_What is asked_
From the entries below, copy every line where the string "this" appears.

====

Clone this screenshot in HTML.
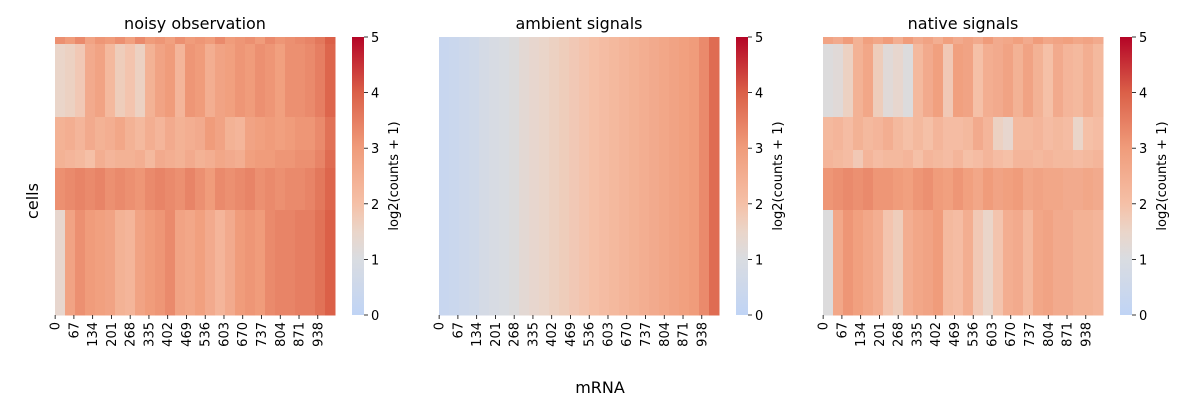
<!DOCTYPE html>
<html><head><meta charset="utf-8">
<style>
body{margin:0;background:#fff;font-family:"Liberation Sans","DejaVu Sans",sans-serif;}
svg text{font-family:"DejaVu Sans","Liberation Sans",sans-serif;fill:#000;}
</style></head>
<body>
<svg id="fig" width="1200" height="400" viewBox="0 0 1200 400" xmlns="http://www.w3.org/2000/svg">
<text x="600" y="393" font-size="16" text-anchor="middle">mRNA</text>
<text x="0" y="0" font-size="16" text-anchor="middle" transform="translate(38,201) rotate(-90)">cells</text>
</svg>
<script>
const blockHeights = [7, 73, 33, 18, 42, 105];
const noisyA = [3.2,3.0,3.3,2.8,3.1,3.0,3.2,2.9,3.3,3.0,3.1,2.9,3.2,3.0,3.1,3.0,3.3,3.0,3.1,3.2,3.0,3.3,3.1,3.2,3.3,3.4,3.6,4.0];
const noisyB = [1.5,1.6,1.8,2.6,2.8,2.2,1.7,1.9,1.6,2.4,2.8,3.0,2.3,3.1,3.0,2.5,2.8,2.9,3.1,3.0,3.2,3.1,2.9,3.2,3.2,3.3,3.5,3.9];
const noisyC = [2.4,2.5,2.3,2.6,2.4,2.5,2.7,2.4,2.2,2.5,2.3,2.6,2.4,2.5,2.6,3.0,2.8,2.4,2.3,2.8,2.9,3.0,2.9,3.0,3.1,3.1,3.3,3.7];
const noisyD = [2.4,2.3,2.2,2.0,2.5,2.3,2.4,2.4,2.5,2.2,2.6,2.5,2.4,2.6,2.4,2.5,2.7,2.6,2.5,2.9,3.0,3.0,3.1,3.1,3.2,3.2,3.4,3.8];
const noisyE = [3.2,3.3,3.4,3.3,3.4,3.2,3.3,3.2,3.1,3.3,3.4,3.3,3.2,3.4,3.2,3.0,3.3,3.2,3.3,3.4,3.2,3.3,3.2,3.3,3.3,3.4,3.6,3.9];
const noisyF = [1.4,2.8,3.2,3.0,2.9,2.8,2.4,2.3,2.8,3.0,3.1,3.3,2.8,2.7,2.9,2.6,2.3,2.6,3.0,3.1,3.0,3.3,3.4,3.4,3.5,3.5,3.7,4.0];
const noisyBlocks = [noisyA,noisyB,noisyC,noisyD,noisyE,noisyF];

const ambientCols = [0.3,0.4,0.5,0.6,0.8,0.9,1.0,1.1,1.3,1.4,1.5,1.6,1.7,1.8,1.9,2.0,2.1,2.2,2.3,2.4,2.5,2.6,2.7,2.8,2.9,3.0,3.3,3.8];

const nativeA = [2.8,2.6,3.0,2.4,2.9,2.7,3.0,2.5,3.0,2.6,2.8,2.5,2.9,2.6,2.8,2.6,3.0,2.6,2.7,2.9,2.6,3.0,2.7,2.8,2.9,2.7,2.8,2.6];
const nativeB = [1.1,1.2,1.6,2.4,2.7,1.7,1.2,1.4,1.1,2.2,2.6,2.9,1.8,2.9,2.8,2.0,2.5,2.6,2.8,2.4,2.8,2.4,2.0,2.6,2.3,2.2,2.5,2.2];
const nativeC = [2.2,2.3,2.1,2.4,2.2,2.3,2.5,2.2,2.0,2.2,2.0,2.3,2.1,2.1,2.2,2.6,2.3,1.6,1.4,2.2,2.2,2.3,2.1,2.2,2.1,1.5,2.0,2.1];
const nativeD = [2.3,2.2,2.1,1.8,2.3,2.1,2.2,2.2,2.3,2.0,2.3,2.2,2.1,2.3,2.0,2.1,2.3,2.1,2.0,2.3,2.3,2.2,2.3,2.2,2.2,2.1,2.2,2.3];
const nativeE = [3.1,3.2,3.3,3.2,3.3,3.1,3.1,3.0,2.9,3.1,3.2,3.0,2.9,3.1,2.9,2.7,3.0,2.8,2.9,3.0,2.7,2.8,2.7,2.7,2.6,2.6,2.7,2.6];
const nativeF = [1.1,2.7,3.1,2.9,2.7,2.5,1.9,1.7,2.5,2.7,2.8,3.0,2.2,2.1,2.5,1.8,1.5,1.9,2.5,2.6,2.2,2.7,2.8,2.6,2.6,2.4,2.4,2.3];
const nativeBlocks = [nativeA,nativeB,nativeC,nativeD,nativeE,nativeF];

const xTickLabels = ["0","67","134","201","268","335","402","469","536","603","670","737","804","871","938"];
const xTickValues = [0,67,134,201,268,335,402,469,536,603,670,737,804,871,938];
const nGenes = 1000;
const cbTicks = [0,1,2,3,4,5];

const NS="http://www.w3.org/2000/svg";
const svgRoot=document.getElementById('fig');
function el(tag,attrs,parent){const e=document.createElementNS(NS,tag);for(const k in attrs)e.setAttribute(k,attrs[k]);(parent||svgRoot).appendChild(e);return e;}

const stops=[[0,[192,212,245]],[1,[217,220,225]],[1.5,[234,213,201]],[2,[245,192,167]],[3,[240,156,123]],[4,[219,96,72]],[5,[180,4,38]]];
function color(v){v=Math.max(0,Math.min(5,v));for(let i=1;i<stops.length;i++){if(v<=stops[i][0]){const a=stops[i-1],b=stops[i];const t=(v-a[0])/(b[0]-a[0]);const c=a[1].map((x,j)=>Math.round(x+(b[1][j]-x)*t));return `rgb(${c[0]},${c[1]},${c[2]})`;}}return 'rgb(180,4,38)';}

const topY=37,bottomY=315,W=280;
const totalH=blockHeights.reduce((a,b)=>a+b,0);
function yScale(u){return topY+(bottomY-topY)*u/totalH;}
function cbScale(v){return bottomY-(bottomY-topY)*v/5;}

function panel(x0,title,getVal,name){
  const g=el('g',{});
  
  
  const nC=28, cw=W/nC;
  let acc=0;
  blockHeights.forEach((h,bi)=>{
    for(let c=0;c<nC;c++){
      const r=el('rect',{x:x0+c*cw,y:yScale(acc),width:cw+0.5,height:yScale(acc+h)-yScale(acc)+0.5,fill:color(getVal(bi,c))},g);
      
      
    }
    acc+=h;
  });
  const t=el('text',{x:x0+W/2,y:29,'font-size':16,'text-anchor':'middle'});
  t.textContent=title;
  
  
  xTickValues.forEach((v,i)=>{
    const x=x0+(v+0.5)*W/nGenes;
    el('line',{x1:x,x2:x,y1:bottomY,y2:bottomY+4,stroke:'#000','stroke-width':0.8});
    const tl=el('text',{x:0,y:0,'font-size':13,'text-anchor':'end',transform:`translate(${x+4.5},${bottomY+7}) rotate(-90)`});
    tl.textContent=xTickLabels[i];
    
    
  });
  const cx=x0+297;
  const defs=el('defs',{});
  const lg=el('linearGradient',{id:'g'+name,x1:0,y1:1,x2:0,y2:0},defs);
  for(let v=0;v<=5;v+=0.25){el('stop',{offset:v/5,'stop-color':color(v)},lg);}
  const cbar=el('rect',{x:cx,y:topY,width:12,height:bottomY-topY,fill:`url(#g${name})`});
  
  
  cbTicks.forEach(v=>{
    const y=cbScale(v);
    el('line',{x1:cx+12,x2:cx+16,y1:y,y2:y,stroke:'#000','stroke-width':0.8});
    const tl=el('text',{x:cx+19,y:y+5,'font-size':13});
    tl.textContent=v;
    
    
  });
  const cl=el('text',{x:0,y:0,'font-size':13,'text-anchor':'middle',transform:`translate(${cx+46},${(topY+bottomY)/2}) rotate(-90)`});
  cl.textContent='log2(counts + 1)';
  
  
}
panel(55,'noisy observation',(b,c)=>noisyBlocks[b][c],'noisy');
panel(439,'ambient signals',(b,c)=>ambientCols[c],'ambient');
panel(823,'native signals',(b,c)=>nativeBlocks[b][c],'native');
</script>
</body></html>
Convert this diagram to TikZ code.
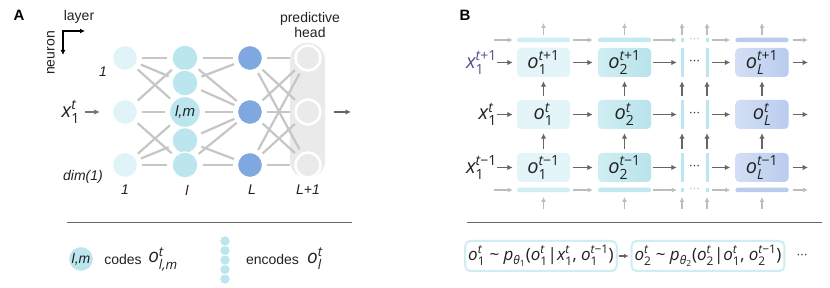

====

_Problem solution_
Clone this screenshot in HTML.
Convert this diagram to TikZ code.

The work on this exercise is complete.